Avec quel parti européen allez vous vous allier ? Avec le grand groupe de droite, le Parti populaire européen ou les Libéraux au centre (comme La République en Marche), moins nombreux ?

Nous avons rempli notre adhésion au PPE.

N’est-ce pas problématique d’être dans le même parti européen que le Premier ministre hongrois Victor Orban, qui défend des thèses nationalistes opposées aux vôtres ?

L’enjeu, c’est que les extrêmes droites et gauches n’obtiennent pas la majorité de blocage au Parlement européen. Le Parti populaire européen est large, travaille bien et son barycentre est européen, de centre-droit et humaniste. Il n’est pas majoritaire et il a besoin d’accords pour faire passer des textes. Au-delà de ça, il faut rester ouvert au peuple hongrois qui a fait un choix, même si je refuse les thèses de son gouvernement. En France aussi, il y a eu une tentation des extrêmes l’année dernière… Comme pour la Pologne, il faut éviter les raccourcis ou d’exclure. J’espère qu’il n’y aura pas trop de mesures punitives contre la Hongrie, pour permettre de partager un projet commun.

Voulez-vous vous impliquer au point d’être sur une liste ?

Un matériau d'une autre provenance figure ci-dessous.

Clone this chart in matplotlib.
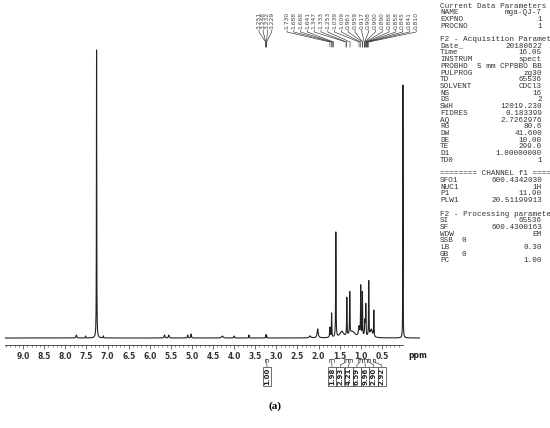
import numpy as np
import matplotlib
matplotlib.use("Agg")
import matplotlib.pyplot as plt

# ---------------- data ----------------
peak_ppm    = [7.74, 7.52, 7.26, 7.10, 5.65, 5.55, 5.10, 5.02, 4.28, 4.00, 3.65,
               3.251, 3.232, 2.20, 2.02, 1.73, 1.69, 1.59, 1.45, 1.33, 1.26,
               1.20, 1.04, 1.00, 0.96, 0.90, 0.88, 0.81, 0.75, 0.69, 0.00]
peak_height = [3, 2, 288, 2, 3, 3, 3, 4, 2, 2, 3,
               3, 3, 2, 9, 10, 24, 105, 6, 38, 42,
               6, 10, 50, 44, 16, 30, 55, 8, 26, 253]
peak_width  = [0.010, 0.005, 0.004, 0.005, 0.010, 0.010, 0.008, 0.008, 0.020, 0.010, 0.005,
               0.004, 0.004, 0.020, 0.015, 0.008, 0.005, 0.005, 0.050, 0.005, 0.005,
               0.080, 0.015, 0.005, 0.005, 0.010, 0.005, 0.005, 0.030, 0.005, 0.003]

label_group1 = ["3.251", "3.248", "3.232", "3.229"]
label_group2 = ["1.730", "1.688", "1.668", "1.641", "1.347", "1.333", "1.253",
                "1.039", "1.009", "0.961", "0.959", "0.917", "0.908", "0.900",
                "0.890", "0.868", "0.858", "0.845", "0.841", "0.810"]

integral_start = [3.28, 1.76, 1.40, 1.30, 1.06, 0.97, 0.84, 0.72]
integral_end   = [3.20, 1.64, 1.30, 1.20, 0.97, 0.84, 0.78, 0.66]
integral_value = ["1.00", "1.98", "2.93", "4.21", "6.59", "9.96", "2.90", "2.92"]

major_ticks = [9.0, 8.5, 8.0, 7.5, 7.0, 6.5, 6.0, 5.5, 5.0, 4.5, 4.0, 3.5, 3.0, 2.5, 2.0, 1.5, 1.0, 0.5]

params = [
    ("Current Data Parameters", ""), ("NAME", "mga-QJ-7"), ("EXPNO", "1"), ("PROCNO", "1"),
    ("", ""),
    ("F2 - Acquisition Paramet", ""), ("Date_", "20180622"), ("Time", "16.05"),
    ("INSTRUM", "spect"), ("PROBHD", "5 mm CPPBBO BB"), ("PULPROG", "zg30"), ("TD", "65536"),
    ("SOLVENT", "CDCl3"), ("NS", "16"), ("DS", "2"), ("SWH", "12019.230"),
    ("FIDRES", "0.183399"), ("AQ", "2.7262976"), ("RG", "80.6"), ("DW", "41.600"),
    ("DE", "10.00"), ("TE", "299.0"), ("D1", "1.00000000"), ("TD0", "1"),
    ("", ""),
    ("======== CHANNEL f1 ====", ""), ("SFO1", "600.4342030"), ("NUC1", "1H"),
    ("P1", "11.90"), ("PLW1", "20.51199913"),
    ("", ""),
    ("F2 - Processing paramete", ""), ("SI", "65536"), ("SF", "600.4300163"),
    ("WDW", "EM"), ("SSB", "0"), ("LB", "0.30"), ("GB", "0"), ("PC", "1.00"),
]

# ---------------- figure ----------------
W, H = 550, 428
fig = plt.figure(figsize=(W / 100, H / 100), dpi=100)
fig.patch.set_facecolor("white")

ax = fig.add_axes([5 / W, 1 - 345 / H, 415 / W, 300 / H])
x = np.linspace(9.43, -0.405, 60000)
y = np.zeros_like(x)
for p, h, w in zip(peak_ppm, peak_height, peak_width):
    y += h * w**2 / ((x - p) ** 2 + w**2)
ax.plot(x, y, color="#222222", lw=0.8)
ax.set_xlim(9.43, -0.405)
ax.set_ylim(-7, 293)
for s in ["top", "left", "right"]:
    ax.spines[s].set_visible(False)
ax.spines["bottom"].set_bounds(0.0, 9.43)
ax.spines["bottom"].set_linewidth(0.6)
ax.spines["bottom"].set_color("#333333")
ax.set_yticks([])
ax.set_xticks(major_ticks)
ax.set_xticklabels([f"{t:.1f}" for t in major_ticks], fontsize=5.5, fontweight="bold", color="#222222")
ax.set_xticks(np.arange(0.1, 9.41, 0.1), minor=True)
ax.tick_params(axis="x", which="major", length=3, width=0.5, pad=2, colors="#333333")
ax.tick_params(axis="x", which="minor", length=1.5, width=0.4, colors="#333333")
ax.patch.set_alpha(0)

# overlay in pixel coordinates
ov = fig.add_axes([0, 0, 1, 1])
ov.set_xlim(0, W)
ov.set_ylim(H, 0)
ov.axis("off")
ov.patch.set_alpha(0)

def ppm2px(p):
    return ax.transData.transform((p, 0))[0]

ov.text(408, 355, "ppm", fontsize=5.5, fontweight="bold", color="#222222", va="center", ha="left")

# peak labels
def draw_labels(labels, x0, dx):
    for i, lab in enumerate(labels):
        lx = x0 + dx * i
        ov.text(lx, 12, lab, rotation=90, fontsize=4.3, color="#444444",
                ha="center", va="top")
        px = ppm2px(float(lab))
        ov.plot([lx, lx, px, px], [30, 32, 42, 47], color="#333333", lw=0.45)

draw_labels(label_group1, 259, 4.2)
draw_labels(label_group2, 287, 6.8)

# integrals
for i, (a, b, v) in enumerate(zip(integral_start, integral_end, integral_value)):
    xa, xb = ppm2px(a), ppm2px(b)
    xc = 0.5 * (xa + xb)
    if i == 0:
        bx = 267
    else:
        bx = 332 + 8.3 * (i - 1)
    ov.plot([xa, xa, xb, xb], [362, 359, 359, 362], color="#333333", lw=0.45)
    ov.plot([xc, xc, bx, bx], [359, 362, 365, 367], color="#333333", lw=0.45)
    ov.text(bx, 368, v, rotation=90, fontsize=5, fontweight="bold", color="#222222",
            ha="center", va="top",
            bbox=dict(boxstyle="square,pad=0.15", fc="white", ec="#333333", lw=0.5))

# parameter block
for k, (key, val) in enumerate(params):
    yy = 6 + 6.71 * k
    if key:
        ov.text(440, yy, key, fontsize=5.5, family="Liberation Mono", color="#333333",
                ha="left", va="center")
    if val:
        if key in ("SSB", "GB"):
            ov.text(462, yy, val, fontsize=5.5, family="Liberation Mono", color="#333333",
                    ha="left", va="center")
        else:
            ov.text(542, yy, val, fontsize=5.5, family="Liberation Mono", color="#333333",
                    ha="right", va="center")

ov.text(275, 406, "(a)", fontsize=8, fontweight="bold", family="Liberation Serif",
        ha="center", va="center", color="black")

fig.savefig("out.png", dpi=100)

C’est trop tôt pour le dire. Il faut déjà savoir avec qui nous partons. Seuls, avec ou sans « La République en Marche », avec ou sans « Libre », le nouveau parti de Valérie Pécresse, avec ou sans l’UDI… On va en discuter ce week-end dans le cadre de notre congrès fondateur d’Agir à Bordeaux, autour d’Alain Juppé. On voit que son projet présidentiel est toujours d’actualité et son expérience aurait peut-être évité des erreurs comme les affaires avec le général De Villiers, Benalla ou le prélèvement à la source.